Proust – La Prisonnière (Voir ci-dessous la citation
complète)
La mort révèle
l'amour, c'est l'inconsolable qui pleure l'irremplaçable.
Vladimir Jankélévitch (Cité le 24 avril 2014)
Éloge de l’inquiétude II
J’aime que
Proust et Jankélévitch se rejoignent par citation interposée. Cette convergence
des esprits nait de leur co-naisance à partir d’un terreau commun, et nous
pouvons du coup espérer, à condition d’y plonger nous-mêmes nos racines, en
profiter pour générer de belles pensées, cousines des leurs.
o-o-o
Ce que nous
apprend Jankélévitch, c’est qu’au fond de tout amour véritable, de tout grand
amour, il y a une inquiétude : celle de le perdre.

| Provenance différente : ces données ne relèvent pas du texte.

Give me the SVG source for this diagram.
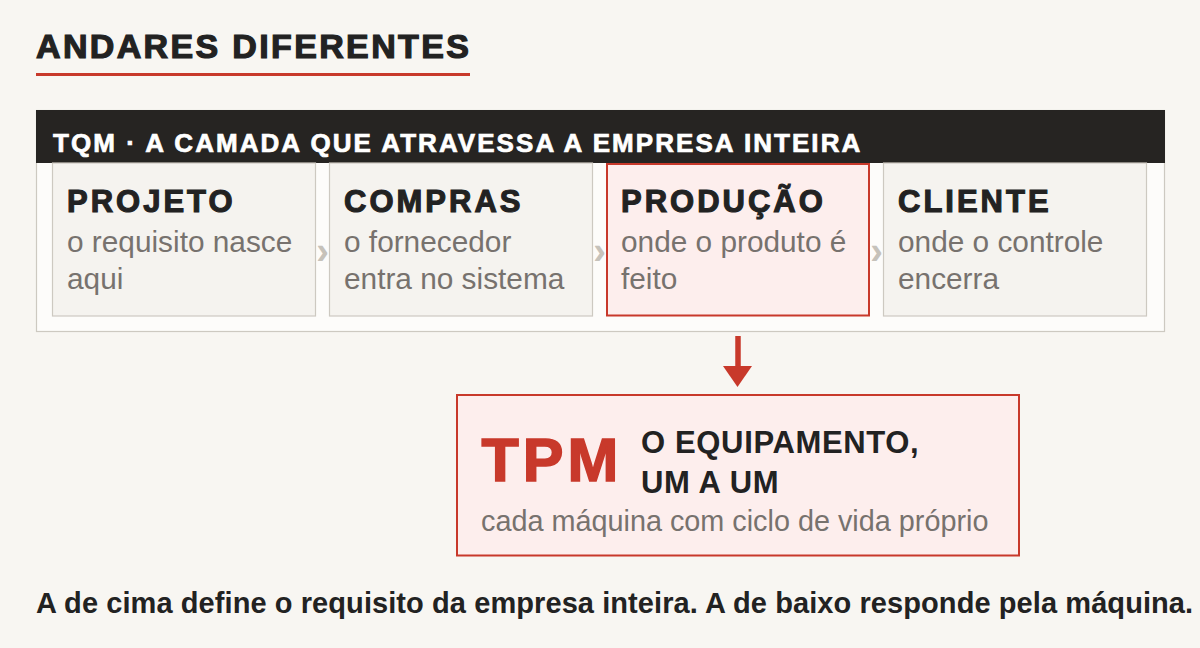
<svg xmlns="http://www.w3.org/2000/svg" width="1200" height="648" viewBox="0 0 1200 648">
<style>
.bold{font-family:"Liberation Sans",Arial,sans-serif;font-weight:bold}
.reg{font-family:"Liberation Sans",Arial,sans-serif}
.card{fill:#f5f3ef;stroke:#cdc9c1;stroke-width:1.2}
.cardhot{fill:#fdeeed;stroke:#c8392b;stroke-width:2}
.ct{font-size:31px;letter-spacing:3px;fill:#222;stroke:#222;stroke-width:1.1px}
.cs{font-size:29.8px;fill:#77726e}
.chev{font-size:38px;fill:#c6c2ba;text-anchor:middle}
</style>
<rect width="1200" height="648" fill="#f8f6f2"/>
<g id="title">
<text class="bold" x="36" y="57.7" font-size="34" letter-spacing="2.35" fill="#222" stroke="#222" stroke-width="1.2">ANDARES DIFERENTES</text>
<rect x="36" y="73" width="434" height="3" fill="#c8392b"/>
</g>
<g id="tqm">
<rect x="36.5" y="110.5" width="1128" height="221" fill="#fdfcfa" stroke="#cdc9c1" stroke-width="1.2"/>
<rect x="36" y="110" width="1129" height="53" fill="#262422"/>
<text class="bold" x="53" y="152.3" font-size="26" letter-spacing="2.05" fill="#ffffff" stroke="#ffffff" stroke-width="0.7">TQM · A CAMADA QUE ATRAVESSA A EMPRESA INTEIRA</text>
</g>
<g id="projeto">
<rect class="card" x="52.5" y="163" width="263" height="153"/>
<text class="bold ct" x="67" y="211.7">PROJETO</text>
<text class="reg cs" x="67" y="251.7">o requisito nasce</text>
<text class="reg cs" x="67" y="288.5">aqui</text>
</g>
<g id="compras">
<rect class="card" x="329.5" y="163" width="263" height="153"/>
<text class="bold ct" x="344" y="211.7">COMPRAS</text>
<text class="reg cs" x="344" y="251.7">o fornecedor</text>
<text class="reg cs" x="344" y="288.5">entra no sistema</text>
</g>
<g id="producao">
<rect class="cardhot" x="607" y="164" width="262" height="151.5"/>
<text class="bold ct" x="621" y="211.7">PRODUÇÃO</text>
<text class="reg cs" x="621" y="251.7">onde o produto é</text>
<text class="reg cs" x="621" y="288.5">feito</text>
</g>
<g id="cliente">
<rect class="card" x="883.5" y="163" width="263" height="153"/>
<text class="bold ct" x="898" y="211.7">CLIENTE</text>
<text class="reg cs" x="898" y="251.7">onde o controle</text>
<text class="reg cs" x="898" y="288.5">encerra</text>
</g>
<g id="connectors">
<text class="bold chev" x="322.5" y="263.5">›</text>
<text class="bold chev" x="599.5" y="263.5">›</text>
<text class="bold chev" x="876.5" y="263.5">›</text>
<line x1="738" y1="336" x2="738" y2="368" stroke="#c8392b" stroke-width="5.5"/>
<polygon points="723,366 752,366 737.5,387" fill="#c8392b"/>
</g>
<g id="tpm">
<rect x="457" y="395" width="562" height="160.5" fill="#fdeeed" stroke="#c8392b" stroke-width="2"/>
<text class="bold" x="481.5" y="481" font-size="61" letter-spacing="4" fill="#c8392b" stroke="#c8392b" stroke-width="1.6">TPM</text>
<text class="bold" x="641" y="453.3" font-size="31" letter-spacing="0.65" fill="#222">O EQUIPAMENTO,</text>
<text class="bold" x="641" y="492.5" font-size="31" letter-spacing="0.65" fill="#222">UM A UM</text>
<text class="reg" x="481" y="531" font-size="28.8" fill="#77726e">cada máquina com ciclo de vida próprio</text>
</g>
<g id="footer">
<text class="bold" x="36" y="613.3" font-size="29" letter-spacing="0.08" fill="#222">A de cima define o requisito da empresa inteira. A de baixo responde pela máquina.</text>
</g>
</svg>
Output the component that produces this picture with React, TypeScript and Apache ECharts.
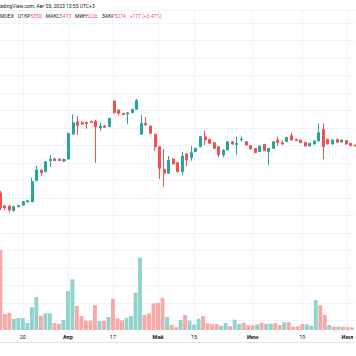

C’est cette intuition qui donne
à l’amour une nuance de tragédie, mais elle ne fait pas que cela : selon
Proust, c’est elle qui transcende le rapport au corps de l’aimé(e), qui fait de
cette étreinte-là autre chose qu’un rut ordinaire. Je veux me fondre dans le
corps de ma bien-aimée, parce que c’est le seul moyen de la retenir. Au petit
matin, on le sait déjà, elle partira, car comme l’ange ce corps est pourvu
d’ailes ; mais c’est pour mieux s’envoler au loin.
Si on ne peut
retenir l’insaisissable, peut-on au moins le prolonger ?
Je ne vois qu’un
moyen : profiter des vacances pour vivre un amour destiné à vivre au-moins
jusqu’à la fin de l’été.
--> Vous
voilà, dans la moiteur de la fin de la nuit, sur le dancefloor du Macumba,
entrain de tanguer un slow, enlacé étroitement avec le corps de cette fille que
vous ne connaissiez peut-être même pas au début de la soirée. Et c’est là que
l’inquiétude va s’insinuer en vous. Avant de vous dire : « Vite,
trouver un coin tranquille pour consommer la chose ! » vous vous
dites : « Bientôt le jour, elle sera partie… » Ou même, « Bientôt
la fin des vacances ; elle repartira chez elle et je ne la verrai
plus ». Inquiétude de pourceau qui aurait une étincelle de conscience et
qui s’en servirai pour se demander si son auge serait encore pleine demain.
Mais, si vous
êtes un peu humain, et donc métaphysicien, vous vous dites : « En l’étreignant,
je n’étreindrai qu’un corps. C’est cette âme que je sens frissonner sous mes
doigts, qu’il faudrait retenir. Mais elle va s’envoler parce qu’elle est
insaisissable ! »
Et c’est là que
Proust vient pour vous rassurer : Quelle chance tu as ! C’est
justement parce que tu as peur de la perdre que tu devines que cette fille est un être de fuite.